| Stated task |
Reproduce the listing below exactly. Pictures do not belong in the copy.

| Recorded data |
↓

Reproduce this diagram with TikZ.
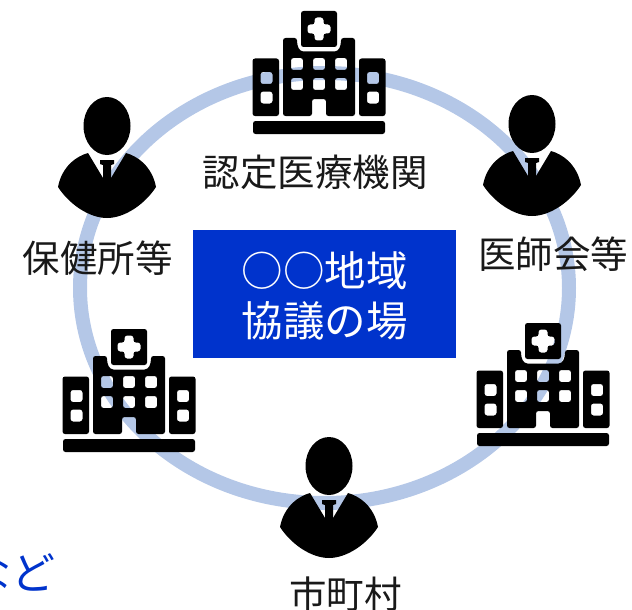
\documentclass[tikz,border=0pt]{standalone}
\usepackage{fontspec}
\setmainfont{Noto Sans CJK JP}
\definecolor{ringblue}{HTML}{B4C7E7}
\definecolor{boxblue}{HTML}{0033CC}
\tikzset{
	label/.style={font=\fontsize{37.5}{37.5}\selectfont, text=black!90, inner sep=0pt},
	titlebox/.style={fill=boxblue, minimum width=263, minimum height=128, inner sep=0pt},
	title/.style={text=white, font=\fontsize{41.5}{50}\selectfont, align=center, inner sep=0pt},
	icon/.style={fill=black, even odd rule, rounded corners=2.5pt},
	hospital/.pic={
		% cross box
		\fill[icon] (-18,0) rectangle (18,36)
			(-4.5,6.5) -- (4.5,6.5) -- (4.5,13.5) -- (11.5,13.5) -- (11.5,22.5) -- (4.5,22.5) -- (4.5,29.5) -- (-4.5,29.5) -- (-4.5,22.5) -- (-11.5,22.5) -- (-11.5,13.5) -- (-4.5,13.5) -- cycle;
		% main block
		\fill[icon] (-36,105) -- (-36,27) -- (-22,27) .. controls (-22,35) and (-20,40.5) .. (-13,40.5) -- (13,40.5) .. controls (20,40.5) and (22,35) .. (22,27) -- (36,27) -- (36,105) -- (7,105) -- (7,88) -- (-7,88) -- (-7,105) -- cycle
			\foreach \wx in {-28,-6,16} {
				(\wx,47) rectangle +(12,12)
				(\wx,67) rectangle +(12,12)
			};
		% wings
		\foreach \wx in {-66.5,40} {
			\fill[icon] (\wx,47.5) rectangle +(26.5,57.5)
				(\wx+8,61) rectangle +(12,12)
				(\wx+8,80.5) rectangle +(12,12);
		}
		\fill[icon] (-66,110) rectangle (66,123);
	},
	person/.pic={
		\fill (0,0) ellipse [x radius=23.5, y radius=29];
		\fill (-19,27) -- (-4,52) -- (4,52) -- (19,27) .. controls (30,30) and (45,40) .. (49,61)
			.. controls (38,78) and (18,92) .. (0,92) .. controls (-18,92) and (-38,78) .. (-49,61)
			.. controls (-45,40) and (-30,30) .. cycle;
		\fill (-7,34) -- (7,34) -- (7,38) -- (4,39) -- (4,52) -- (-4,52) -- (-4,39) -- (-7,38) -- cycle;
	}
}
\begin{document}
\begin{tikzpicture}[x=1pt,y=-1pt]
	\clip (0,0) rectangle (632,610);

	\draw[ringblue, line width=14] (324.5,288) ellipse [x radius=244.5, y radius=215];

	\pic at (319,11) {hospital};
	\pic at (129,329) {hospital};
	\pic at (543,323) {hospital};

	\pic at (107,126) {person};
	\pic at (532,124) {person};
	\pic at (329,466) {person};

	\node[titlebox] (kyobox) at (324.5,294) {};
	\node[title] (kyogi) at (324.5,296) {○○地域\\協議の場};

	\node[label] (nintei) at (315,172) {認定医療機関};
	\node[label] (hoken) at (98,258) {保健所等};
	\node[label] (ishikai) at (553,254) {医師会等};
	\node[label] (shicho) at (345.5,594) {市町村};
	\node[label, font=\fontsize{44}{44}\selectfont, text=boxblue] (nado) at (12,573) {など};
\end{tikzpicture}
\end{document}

↑

| Written reply |
Reproduce this diagram with TikZ.
\documentclass[tikz,border=0pt]{standalone}
\usepackage{fontspec}
\setmainfont{Noto Sans CJK JP}
\definecolor{ringblue}{HTML}{B4C7E7}
\definecolor{boxblue}{HTML}{0033CC}
\tikzset{
	label/.style={font=\fontsize{37.5}{37.5}\selectfont, text=black!90, inner sep=0pt},
	titlebox/.style={fill=boxblue, minimum width=263, minimum height=128, inner sep=0pt},
	title/.style={text=white, font=\fontsize{41.5}{50}\selectfont, align=center, inner sep=0pt},
	icon/.style={fill=black, even odd rule, rounded corners=2.5pt},
	hospital/.pic={
		% cross box
		\fill[icon] (-18,0) rectangle (18,36)
			(-4.5,6.5) -- (4.5,6.5) -- (4.5,13.5) -- (11.5,13.5) -- (11.5,22.5) -- (4.5,22.5) -- (4.5,29.5) -- (-4.5,29.5) -- (-4.5,22.5) -- (-11.5,22.5) -- (-11.5,13.5) -- (-4.5,13.5) -- cycle;
		% main block
		\fill[icon] (-36,105) -- (-36,27) -- (-22,27) .. controls (-22,35) and (-20,40.5) .. (-13,40.5) -- (13,40.5) .. controls (20,40.5) and (22,35) .. (22,27) -- (36,27) -- (36,105) -- (7,105) -- (7,88) -- (-7,88) -- (-7,105) -- cycle
			\foreach \wx in {-28,-6,16} {
				(\wx,47) rectangle +(12,12)
				(\wx,67) rectangle +(12,12)
			};
		% wings
		\foreach \wx in {-66.5,40} {
			\fill[icon] (\wx,47.5) rectangle +(26.5,57.5)
				(\wx+8,61) rectangle +(12,12)
				(\wx+8,80.5) rectangle +(12,12);
		}
		\fill[icon] (-66,110) rectangle (66,123);
	},
	person/.pic={
		\fill (0,0) ellipse [x radius=23.5, y radius=29];
		\fill (-19,27) -- (-4,52) -- (4,52) -- (19,27) .. controls (30,30) and (45,40) .. (49,61)
			.. controls (38,78) and (18,92) .. (0,92) .. controls (-18,92) and (-38,78) .. (-49,61)
			.. controls (-45,40) and (-30,30) .. cycle;
		\fill (-7,34) -- (7,34) -- (7,38) -- (4,39) -- (4,52) -- (-4,52) -- (-4,39) -- (-7,38) -- cycle;
	}
}
\begin{document}
\begin{tikzpicture}[x=1pt,y=-1pt]
	\clip (0,0) rectangle (632,610);

	\draw[ringblue, line width=14] (324.5,288) ellipse [x radius=244.5, y radius=215];

	\pic at (319,11) {hospital};
	\pic at (129,329) {hospital};
	\pic at (543,323) {hospital};

	\pic at (107,126) {person};
	\pic at (532,124) {person};
	\pic at (329,466) {person};

	\node[titlebox] (kyobox) at (324.5,294) {};
	\node[title] (kyogi) at (324.5,296) {○○地域\\協議の場};

	\node[label] (nintei) at (315,172) {認定医療機関};
	\node[label] (hoken) at (98,258) {保健所等};
	\node[label] (ishikai) at (553,254) {医師会等};
	\node[label] (shicho) at (345.5,594) {市町村};
	\node[label, font=\fontsize{44}{44}\selectfont, text=boxblue] (nado) at (12,573) {など};
\end{tikzpicture}
\end{document}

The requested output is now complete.